# REQUIRED WORK
All of the lines below are to be printed again exactly; images are excluded from the output.

# DATASET EXCERPT
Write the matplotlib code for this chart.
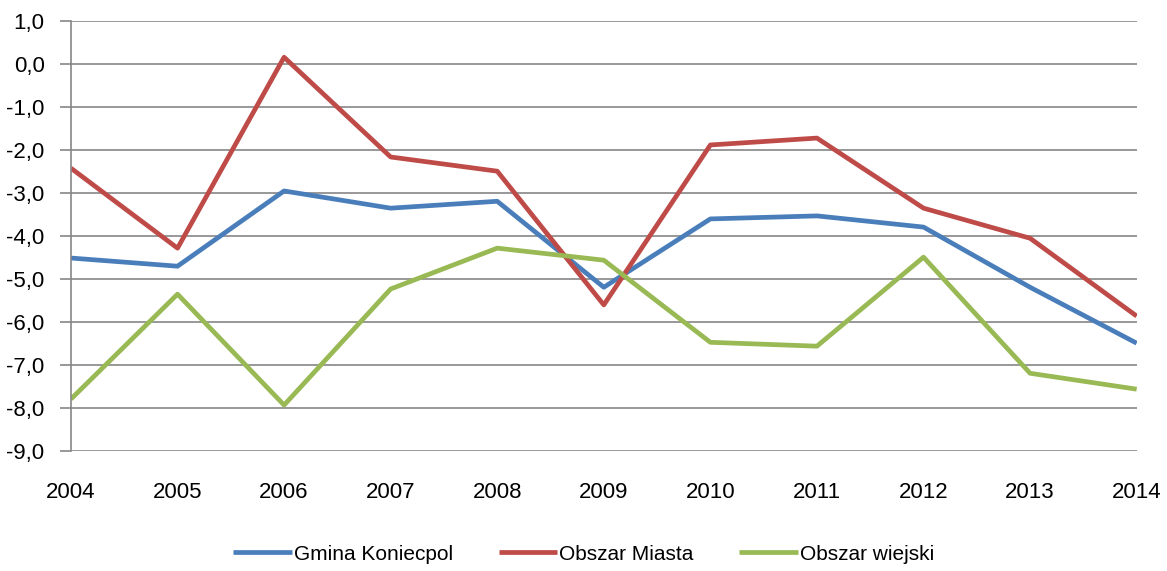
import matplotlib
matplotlib.use("Agg")
import matplotlib.pyplot as plt
from matplotlib.ticker import FuncFormatter

plt.rcParams['font.family'] = ['Liberation Sans', 'DejaVu Sans']

lata = [2004, 2005, 2006, 2007, 2008, 2009, 2010, 2011, 2012, 2013, 2014]
gmina = [-4.51, -4.70, -2.95, -3.35, -3.19, -5.19, -3.60, -3.53, -3.79, -5.19, -6.49]
miasto = [-2.42, -4.28, 0.16, -2.16, -2.49, -5.60, -1.88, -1.72, -3.35, -4.05, -5.86]
wies = [-7.79, -5.35, -7.93, -5.23, -4.28, -4.56, -6.47, -6.56, -4.49, -7.19, -7.56]

fig = plt.figure(figsize=(11.67, 5.71), dpi=100)
ax = fig.add_axes([0.0608, 0.210, 0.9132, 0.753])

ax.plot(lata, gmina, color='#4A7EBB', lw=3.4, label='Gmina Koniecpol', solid_capstyle='butt')
ax.plot(lata, miasto, color='#BE4B48', lw=3.4, label='Obszar Miasta', solid_capstyle='butt')
ax.plot(lata, wies, color='#98B954', lw=3.4, label='Obszar wiejski', solid_capstyle='butt')

ax.set_xlim(2004, 2014)
ax.set_ylim(-9, 1)
ax.set_yticks(range(-9, 2))
ax.set_xticks(lata)
ax.yaxis.set_major_formatter(FuncFormatter(lambda v, p: f"{v:.1f}".replace('.', ',')))
ax.grid(axis='y', color='#868686', lw=1.2)
ax.set_axisbelow(True)
for s in ['top', 'right', 'bottom']:
    ax.spines[s].set_visible(False)
ax.spines['left'].set_color('#868686')
ax.spines['left'].set_linewidth(1.2)
ax.tick_params(axis='y', length=8, width=1.2, color='#868686', labelsize=16, pad=11)
ax.tick_params(axis='x', length=0, labelsize=16, pad=22)

fig.legend(loc='lower center', ncol=3, frameon=False, fontsize=15,
           bbox_to_anchor=(0.5, -0.02), handlelength=2.8, columnspacing=2.2, handletextpad=0.1)

fig.savefig('out.png', dpi=100)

# FULL SOLUTION
Write the matplotlib code for this chart.
import matplotlib
matplotlib.use("Agg")
import matplotlib.pyplot as plt
from matplotlib.ticker import FuncFormatter

plt.rcParams['font.family'] = ['Liberation Sans', 'DejaVu Sans']

lata = [2004, 2005, 2006, 2007, 2008, 2009, 2010, 2011, 2012, 2013, 2014]
gmina = [-4.51, -4.70, -2.95, -3.35, -3.19, -5.19, -3.60, -3.53, -3.79, -5.19, -6.49]
miasto = [-2.42, -4.28, 0.16, -2.16, -2.49, -5.60, -1.88, -1.72, -3.35, -4.05, -5.86]
wies = [-7.79, -5.35, -7.93, -5.23, -4.28, -4.56, -6.47, -6.56, -4.49, -7.19, -7.56]

fig = plt.figure(figsize=(11.67, 5.71), dpi=100)
ax = fig.add_axes([0.0608, 0.210, 0.9132, 0.753])

ax.plot(lata, gmina, color='#4A7EBB', lw=3.4, label='Gmina Koniecpol', solid_capstyle='butt')
ax.plot(lata, miasto, color='#BE4B48', lw=3.4, label='Obszar Miasta', solid_capstyle='butt')
ax.plot(lata, wies, color='#98B954', lw=3.4, label='Obszar wiejski', solid_capstyle='butt')

ax.set_xlim(2004, 2014)
ax.set_ylim(-9, 1)
ax.set_yticks(range(-9, 2))
ax.set_xticks(lata)
ax.yaxis.set_major_formatter(FuncFormatter(lambda v, p: f"{v:.1f}".replace('.', ',')))
ax.grid(axis='y', color='#868686', lw=1.2)
ax.set_axisbelow(True)
for s in ['top', 'right', 'bottom']:
    ax.spines[s].set_visible(False)
ax.spines['left'].set_color('#868686')
ax.spines['left'].set_linewidth(1.2)
ax.tick_params(axis='y', length=8, width=1.2, color='#868686', labelsize=16, pad=11)
ax.tick_params(axis='x', length=0, labelsize=16, pad=22)

fig.legend(loc='lower center', ncol=3, frameon=False, fontsize=15,
           bbox_to_anchor=(0.5, -0.02), handlelength=2.8, columnspacing=2.2, handletextpad=0.1)

fig.savefig('out.png', dpi=100)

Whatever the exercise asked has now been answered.